The district court downwardly adjusted the lodestar figure for the reasons stated above, implicating the Kerr factor involving the "experience, reputation, and ability of the attorneys [.]" Gates v. Deukmejian, 987 F.2d 1392, 1402 n. 12 (9th Cir. 1993) (listing all twelve Kerr factors). Given the well-reasoned explanation for the district court's action and given that the district court had firsthand experience with the case and counsel, we cannot reach a "definite conviction that the court made a clear error of judgment in its conclusion upon weighing relevant factors." Corder, 53 F.3d at 229. The district court did not abuse its discretion in downwardly adjusting the lodestar. We also reject French's argument that the downward adjustment duplicated the $5,000 sanction. The downward adjustment was based on several factors besides the late filing of documents. In any event, as explained below, we reverse the sanctions order. Finally, given the presumption that the lodestar represents a reasonable fee, the district court did not abuse its discretion in failing to upwardly adjust it.

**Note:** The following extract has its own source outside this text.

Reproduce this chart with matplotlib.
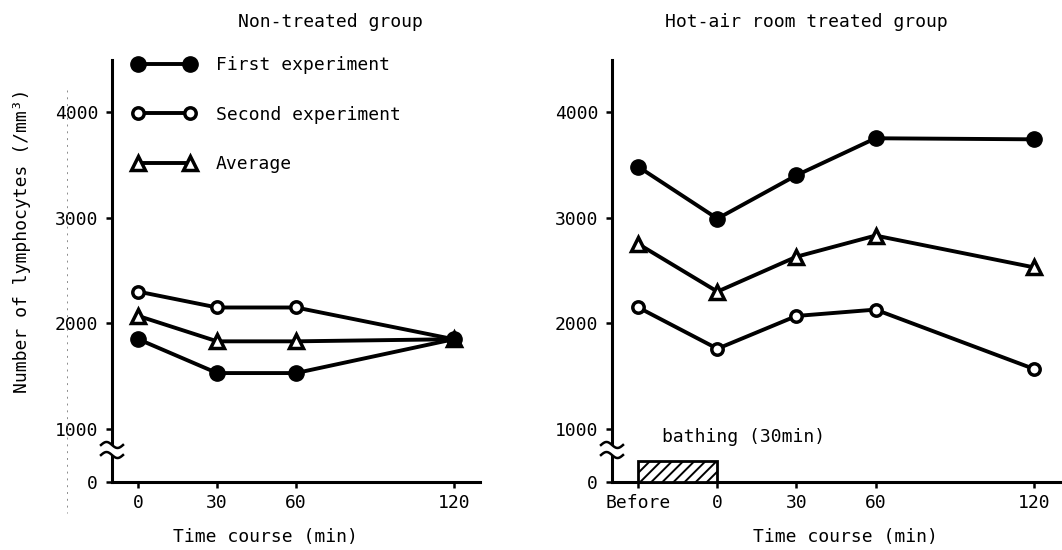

Under the Federal Rules, " [i]f a ... party's attorney fails to obey a scheduling or pretrial order, ... the judge, upon motion or the judge's own initiative, may make such orders with regard thereto as are just...." Fed. R. Civ. P. 16(f). The district court has authority to impose monetary sanctions on counsel for local rules violations. Miranda v. Southern Pac. Transp. Co., 710 F.2d 516, 521-22 (9th Cir. 1983); see also Zambrano v. City of Tustin, 885 F.2d 1473, 1477 (9th Cir. 1989) ("We have consistently upheld the power of the district court to sanction attorneys for violations of local rules.").
In Zambrano, we established standards to guide the district court's exercise of discretion in imposing sanctions pursuant to statutory, as opposed to inherent, authority. Zambrano, 885 F.2d at 1479-80. The sanctions "must be consistent with the Federal Rules and with other statutes." Id. at 1480. The "order must be necessary for the court to 'carry out the conduct of its business.' " Id. (quoting Frazier v. Heebe, 482 U.S. 641, 645 (1987)). The order "must be consistent with principles of right and justice." Id. (internal quotation omitted). Any sanction imposed must be "proportionate to the offense and commensurate with principles of restraint and dignity inherent in judicial power." Id. Finally, the sanctionable conduct must amount to "recklessness, gross negligence, repeated-although unintentional-flouting of court rules, or willful misconduct [.]" Id. (footnotes omitted) The district court's $5,000 sanction against Silver is unsupportable under these standards. There is no indication that the late filing interfered with the court's ability to conduct its business. There is no evidence that Silver's conduct amounted to recklessness, gross negligence, or willful misconduct. The evidence does not show that he deliberately flouted court rules. Although Silver had also failed to timely file the pretrial order, it does not appear that he had more than these two episodes of unintentional rule violations. As the Zambrano court noted: "A practice that punishes mere negligence on the part of counsel is not necessary to the orderly functioning of the court system, especially in light of the availability of alternative remedies." Id. (footnote omitted).
Finally, the amount of the sanction is not proportionate to the offense,when considering that this was Silver's first federal court trial. Thus, we conclude that the district court abused its discretion in sanctioning Silver $5,000 for the late filing of the witness and exhibit lists.
AFFIRMED IN PART AND REVERSED IN PART.